01.02.2022

Mysterious Musandam: Rugged Mountains and Dramatic Fjords (34)

The Arab World Part 2: The remote peninsula of Musandam

As soon as we cross the border into Oman by bike, we find ourselves in another world. The high-rise buildings of the Emirates give way to low-rise traditional houses, which architecturally blend into the surroundings. The heavy traffic is replaced by herds of goats and the large malls disappear and make room for small supermarkets with a limited product range. We rub our eyes, can borders really transport you into a different environment that quickly? Normally, the next country announces itself already before the border, but not this time. We are suddenly alone on the road and it becomes incredibly quiet.
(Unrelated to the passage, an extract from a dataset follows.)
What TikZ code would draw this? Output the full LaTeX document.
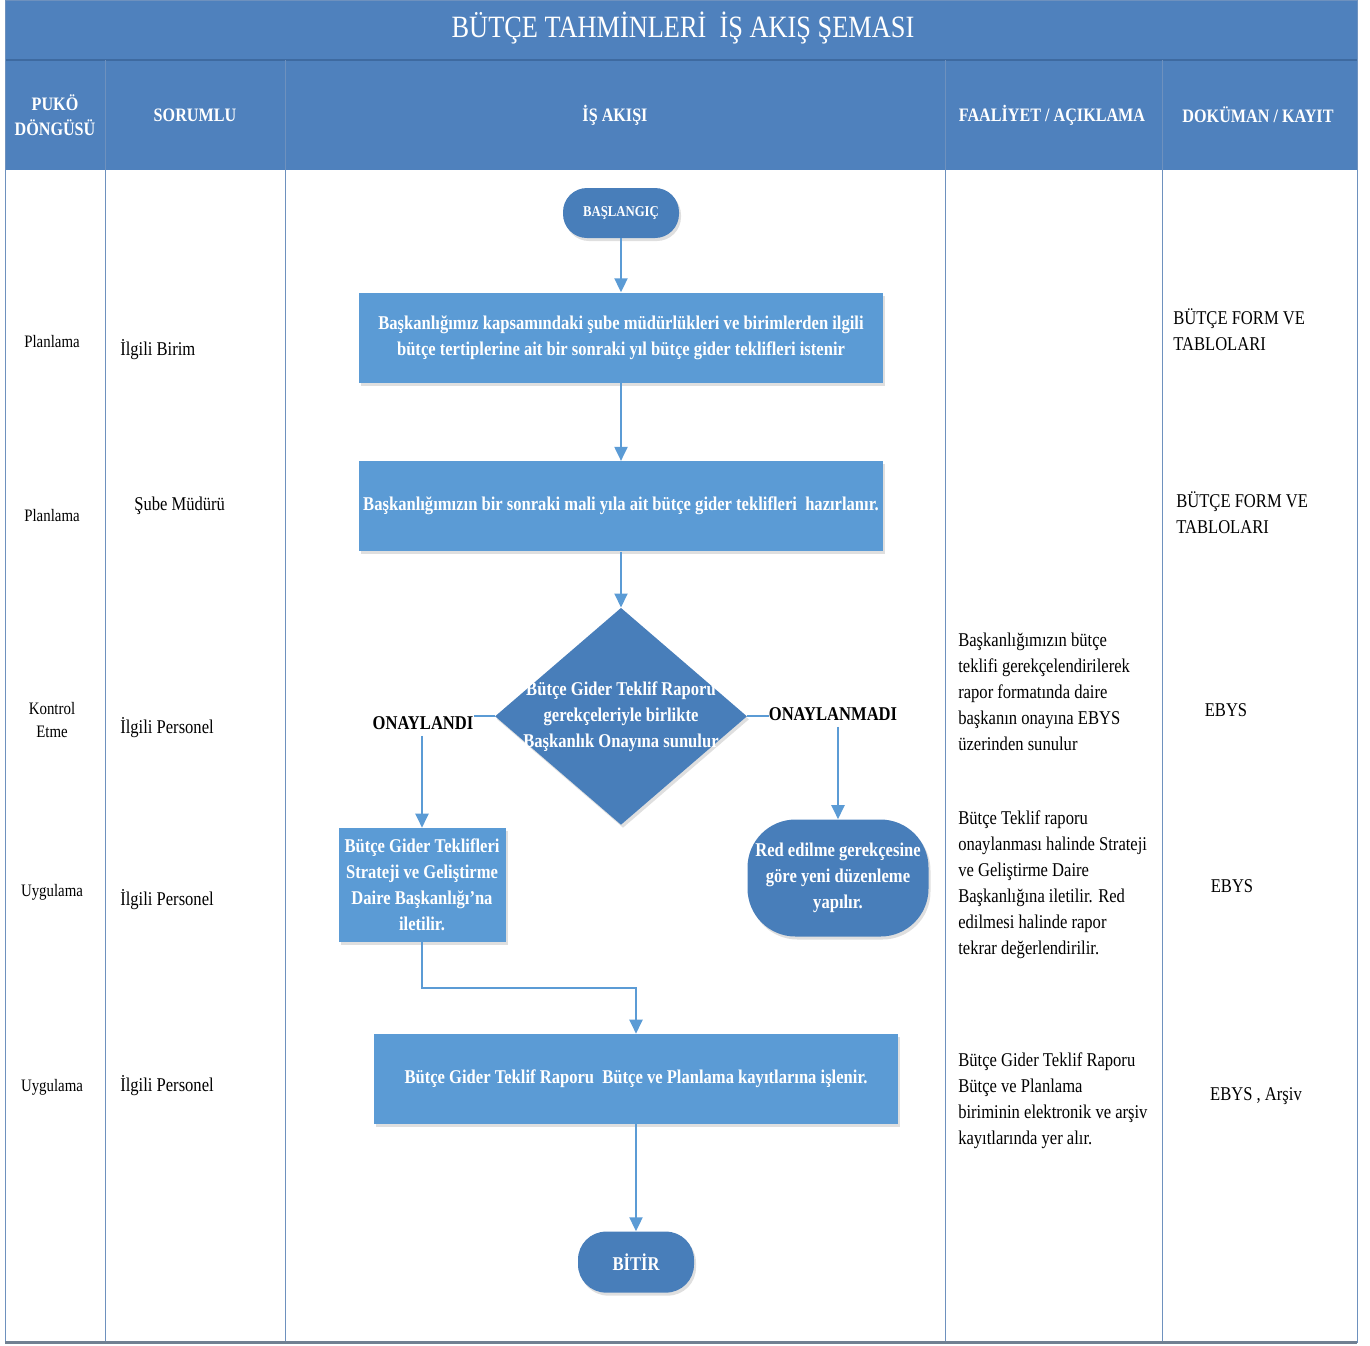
\documentclass[tikz,border=0pt]{standalone}
\usepackage{fontspec}
\setmainfont{Liberation Serif}[FakeStretch=0.85]
\usepackage{tikz}
\usetikzlibrary{shapes, positioning, arrows.meta, shadows}

\definecolor{bandblue}{RGB}{79,129,189}
\definecolor{bandedge}{RGB}{62,106,160}
\definecolor{boxblue}{RGB}{91,155,213}
\definecolor{nodeblue}{RGB}{72,126,186}
\definecolor{gridblue}{RGB}{110,145,190}

\begin{document}
\begin{tikzpicture}[x=1pt, y=-1pt, semithick, node distance = 54pt]
\tikzstyle{task}=[rectangle, fill=boxblue, text=white, align=center, inner sep=2pt,
  font=\bfseries\fontsize{19.5}{26}\selectfont, minimum width=524pt, minimum height=90pt,
  drop shadow={shadow xshift=2pt, shadow yshift=-3pt, opacity=0.25}]
\tikzstyle{term}=[task, fill=nodeblue, minimum width=116pt]
\tikzstyle{dec}=[diamond, fill=nodeblue, inner sep=0pt, aspect=1.16,
  minimum width=252pt, minimum height=217pt,
  drop shadow={shadow xshift=2pt, shadow yshift=-3pt, opacity=0.25}]
\tikzstyle{dectext}=[text=white, align=center, inner sep=0pt, font=\bfseries\fontsize{19.5}{26}\selectfont]
\tikzstyle{branch}=[inner sep=0pt, font=\bfseries\fontsize{19.5}{22}\selectfont]
\tikzstyle{flow}=[draw=boxblue, line width=2pt, -{Triangle[width=13pt,length=14pt]}]
\tikzstyle{cell}=[inner sep=0pt, anchor=west, align=left, font=\fontsize{19.5}{26}\selectfont]
\tikzstyle{pcell}=[inner sep=0pt, align=center, font=\fontsize{17.5}{23}\selectfont]
\tikzstyle{headtext}=[text=white, align=center, font=\bfseries\fontsize{19}{25}\selectfont]
\tikzstyle{gridline}=[draw=gridblue, line width=1pt]

\useasboundingbox (0,0) rectangle (1370,1345);

% table frame
\fill[bandblue] (5,0) rectangle (1357,170);
\draw[bandedge, line width=1.5pt] (5,60) -- (1357,60);
\foreach \x in {105,285,945,1162}
  \draw[gridline] (\x,60) -- (\x,1342);
\draw[gridline] (5,0) rectangle (1357,1342);
\draw[draw=gray!70!bandblue, line width=3pt] (5,1342) -- (1357,1342);

\node[text=white, font=\fontsize{31}{34}\selectfont]   (title) at (683,28)   {BÜTÇE TAHMİNLERİ\ \ İŞ AKIŞ ŞEMASI};
\node[headtext]    (h1) at (55,115)    {PUKÖ\\DÖNGÜSÜ};
\node[headtext]    (h2) at (195,115)   {SORUMLU};
\node[headtext]    (h3) at (615,115)   {İŞ AKIŞI};
\node[headtext]    (h4) at (1052,115)  {FAALİYET / AÇIKLAMA};
\node[headtext]    (h5) at (1258,115)  {DOKÜMAN / KAYIT};

% flow
\node[term, minimum height=50pt, rounded corners=24pt, font=\bfseries\fontsize{15}{18}\selectfont]
                   (start) at (621,213)   {BAŞLANGIÇ};
\node[task]        (ask)[below=54pt of start]   {Başkanlığımız kapsamındaki şube müdürlükleri ve birimlerden ilgili\\bütçe tertiplerine ait bir sonraki yıl bütçe gider teklifleri istenir};
\node[task]        (prep)[below=78pt of ask]    {Başkanlığımızın bir sonraki mali yıla ait bütçe gider teklifleri\ \ hazırlanır.};
\node[dec]         (check)[below=56pt of prep]  {};
\node[dectext]     (checktext) at (check.center) {Bütçe Gider Teklif Raporu\\gerekçeleriyle birlikte\\Başkanlık Onayına sunulur};
\node[branch]      (yes) at (423,723)   {ONAYLANDI};
\node[branch]      (no) at (833,714)    {ONAYLANMADI};
\node[task, minimum width=167pt, minimum height=114pt]
                   (send) at (422,885)  {Bütçe Gider Teklifleri\\Strateji ve Geliştirme\\Daire Başkanlığı'na\\iletilir.};
\node[term, minimum width=181pt, minimum height=117pt, rounded corners=48pt]
                   (redo) at (838,878)  {Red edilme gerekçesine\\göre yeni düzenleme\\yapılır.};
\node[task]        (rec) at (636,1079)  {Bütçe Gider Teklif Raporu\ \ Bütçe ve Planlama kayıtlarına işlenir.};
\node[term, minimum height=61pt, rounded corners=28pt]
                   (stop)[below=107pt of rec]   {BİTİR};
\coordinate        (turn) at (530,988);

\path
(start) edge[flow]     (ask)
(ask) edge[flow]       (prep)
(prep) edge[flow]      (check)
([yshift=-6pt]send.north |- yes.south) edge[flow]   (send.north)
([yshift=-6pt]redo.north |- no.south) edge[flow]    (redo.north)
(rec) edge[flow]       (stop);
\draw[boxblue, line width=2pt] (check.west) -- (check.west -| yes.east);
\draw[boxblue, line width=2pt] (check.east) -- (check.east -| no.west);
\draw[flow] (send.south) |- (turn) -| (rec.north);

% PUKÖ column
\node[pcell]    (p1) at (52,342)    {Planlama};
\node[pcell]    (p2) at (52,516)    {Planlama};
\node[pcell]    (p3) at (52,720)    {Kontrol\\Etme};
\node[pcell]    (p4) at (52,892)    {Uygulama};
\node[pcell]    (p5) at (52,1087)   {Uygulama};

% SORUMLU column
\node[cell]     (s1) at (120,350)   {İlgili Birim};
\node[cell]     (s2) at (134,506)   {Şube Müdürü};
\node[cell]     (s3) at (120,728)   {İlgili Personel};
\node[cell]     (s4) at (120,900)   {İlgili Personel};
\node[cell]     (s5) at (120,1086)  {İlgili Personel};

% FAALIYET column
\node[cell]     (a1) at (958,692)   {Başkanlığımızın bütçe\\teklifi gerekçelendirilerek\\rapor formatında daire\\başkanın onayına EBYS\\üzerinden sunulur};
\node[cell]     (a2) at (958,885)   {Bütçe Teklif raporu\\onaylanması halinde Strateji\\ve Geliştirme Daire\\Başkanlığına iletilir. Red\\edilmesi halinde rapor\\tekrar değerlendirilir.};
\node[cell]     (a3) at (958,1101)  {Bütçe Gider Teklif Raporu\\Bütçe ve Planlama\\biriminin elektronik ve arşiv\\kayıtlarında yer alır.};

% DOKUMAN column
\node[cell]     (d1) at (1173,330)  {BÜTÇE FORM VE\\TABLOLARI};
\node[cell]     (d2) at (1176,513)  {BÜTÇE FORM VE\\TABLOLARI};
\node[cell, anchor=center]   (d3) at (1226,710)   {EBYS};
\node[cell, anchor=center]   (d4) at (1232,886)   {EBYS};
\node[cell, anchor=center]   (d5) at (1256,1096)  {EBYS , Arşiv};

\end{tikzpicture}
\end{document}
Finally, we can breathe again. We smile at each other and know immediately that coming to Oman was the right decision.

We're on our way to the Omani exclave of Musandam, which lies in the very north of the country, on the Strait of Hormuz, which connects the Persian or Arabian Gulf with the Gulf of Oman. An area of just under 100 km separates the United Arab Emirates (UAE) Musandam from the rest of Oman. The word Musandam alone sounds like the mysterious Orient to us and we are curious about this isolated corner of the country with its raw nature, barren landscapes and fjords that are said to be reminiscent of Norway. And we are generally very curious about exploring Oman, a country that is becoming an increasingly popular travel destination and is supposed to be very different from the Emirates. A state that hasn’t lost its cultural identity and an Arab country without Dubai’s gigantism. The first impression doesn’t disappoint, as we are surrounded by wild natural beauty immediately after crossing the border. How we have missed that in the Emirates.

Strasse nach Khasab
On our way to Khasab
Eine der schönsten Radstrecken bisher
One of our favorite cycling routes so far

We are overwhelmed by the views along the coastal road into the provincial capital Khasab. A stretch of smooth tarmac winds its way between steep cliffs and an unspoiled coastline. We can pitch our tent directly on the beach, what a great start into our Oman adventure. The beach is very clean and there are no plastic bottles floating in the sea. We even get to see a manta ray in knee-deep water. The water is so full of marine life, that we don't even dare to go swimming. But first we have to settle in this new country anyways. So, let's take a quick look at the Sultanate of Oman, a country slightly larger than Germany.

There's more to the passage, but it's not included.